(c) potential amendments to improve the effect of the bill and the likelihood of achieving the support of the Senate
That Sections 46 and 113 (7) be modernised to ensure all celebrants authorised under the Act (whether offering religious or civil ceremonies) give a definition of marriage according to civil law, state whether they are authorised under the Act to conduct valid marriage, and if an un-authorised religious celebrant, that the couple is already legally married according to civil law.
Why is this a concern?
Child and forced marriage is a growing concern in Australia.
Religious celebrants under the Marriage Act, are able to conduct second religious marriage ceremonies without making it clear to the guests /congregation that the couple are already married. This implies religious law takes precedence over civil law in Australia.

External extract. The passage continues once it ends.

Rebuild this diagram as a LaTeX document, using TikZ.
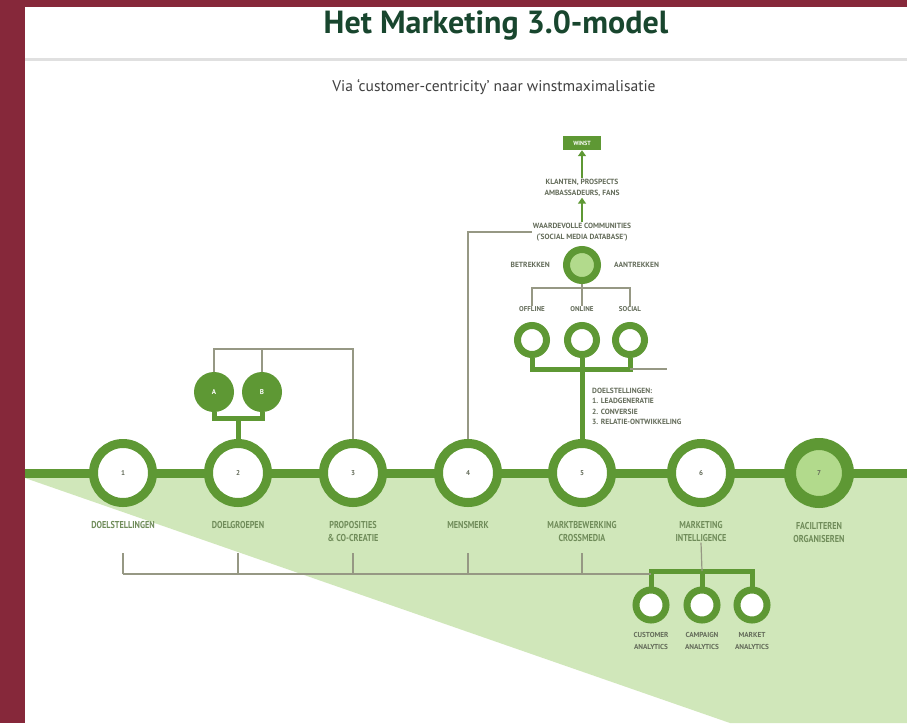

Without the transparency required by this Section of the Act, one or both parties to the marriage and those present may not be aware that a valid marriage is being solemnized or may believe they are being validly married by an unauthorised religious celebrant purporting to marry the couple. The latter would mean the unauthorised religious celebrant would be guilty of an offence under Section 101 (12) of the Act, and if either of the parties to the marriage knew the religious celebrant was unauthorised would be committing an offence under Section 103 (13) of the Act
- As a federal act governing our nation, most Australians would expect that
- the same criteria to apply to all those seeking to be married, and
- the same criteria to be covered in the marriage ceremony
for all couples to be able to be legally married under the Act.
- The Marriage Act, whilst consistent in the grounds upon which a couple may be married, is inconsistent in the basic requirement of the marriage ceremony on the basis of religion between the requirements of Subdivision A, B and C celebrants and within Subdivision C.
- It is an offence under Section 101 of the Marriage Act for any person (authorised celebrant or not) to purport to marry a couple, and Section 113 prohibits second marriages of couples already legally married to have a second marriage ceremony, unless this is a religious ceremony.
Therefore authorised civil marriage celebrants would be committing an offence under this Section for not making it clear to all present that the couple have been legally married.
Note: This service is often requested by couples married overseas, who then for family reasons wish to marry back in Australia.
- However, there is no requirement in the Marriage Act that Subdivision A celebrants of a Recognised Religion include a definition of marriage according to Australian law, nor to make it clear to the guests or congregation present that the couple are:
- being validly married under Australia law, where the religious celebrant is authorised as a Subdivision A celebrant, or
- already married under Australia law, where the religious celebrant is not authorised
- nor is there a requirement that a definition according to civil law is give. This may be qualified by their religious faith.
Not all religious groups or organisations oppose same sex marriage.
- Whilst if would be an offence for an authorised celebrant conducting civil marriage or a private person to conduct a second marriage ceremony without making it clear that the ceremony was not valid under law, it is not an offence under the Marriage Act- Section 113 (14) for an unauthorised religious celebrant to conduct a second religious ceremony provided the couple are previously validly married and produced evidence of their marriage to that celebrant.
- In France, the whole population understands that in France the only legal marriages are conducted by their state registry offices or local courts.
Because Australia has a complex system allowing both religious and civil celebrants of four different types to solemnize marriage, our population is not clear as to Australia’s marriage requirements, nor if they are present at a legal marriage at a religious wedding ceremony.
Therefore the Australian Marriage Act needs to be also consistent as to its basic requirements of the marriage ceremony to ensure the parties to the marriage, their witnesses and their guests, and the Australian community as a whole, are clear as to the nature of the marriage ceremony being conducted in relation to civil law.
- The Coalition of Celebrant Associations (CoCA) Inc. recommends that all marriage celebrants (whether offering religious or civil ceremonies) and all marriage ceremonies contain the same basic elements of civil law in its 10 years goals.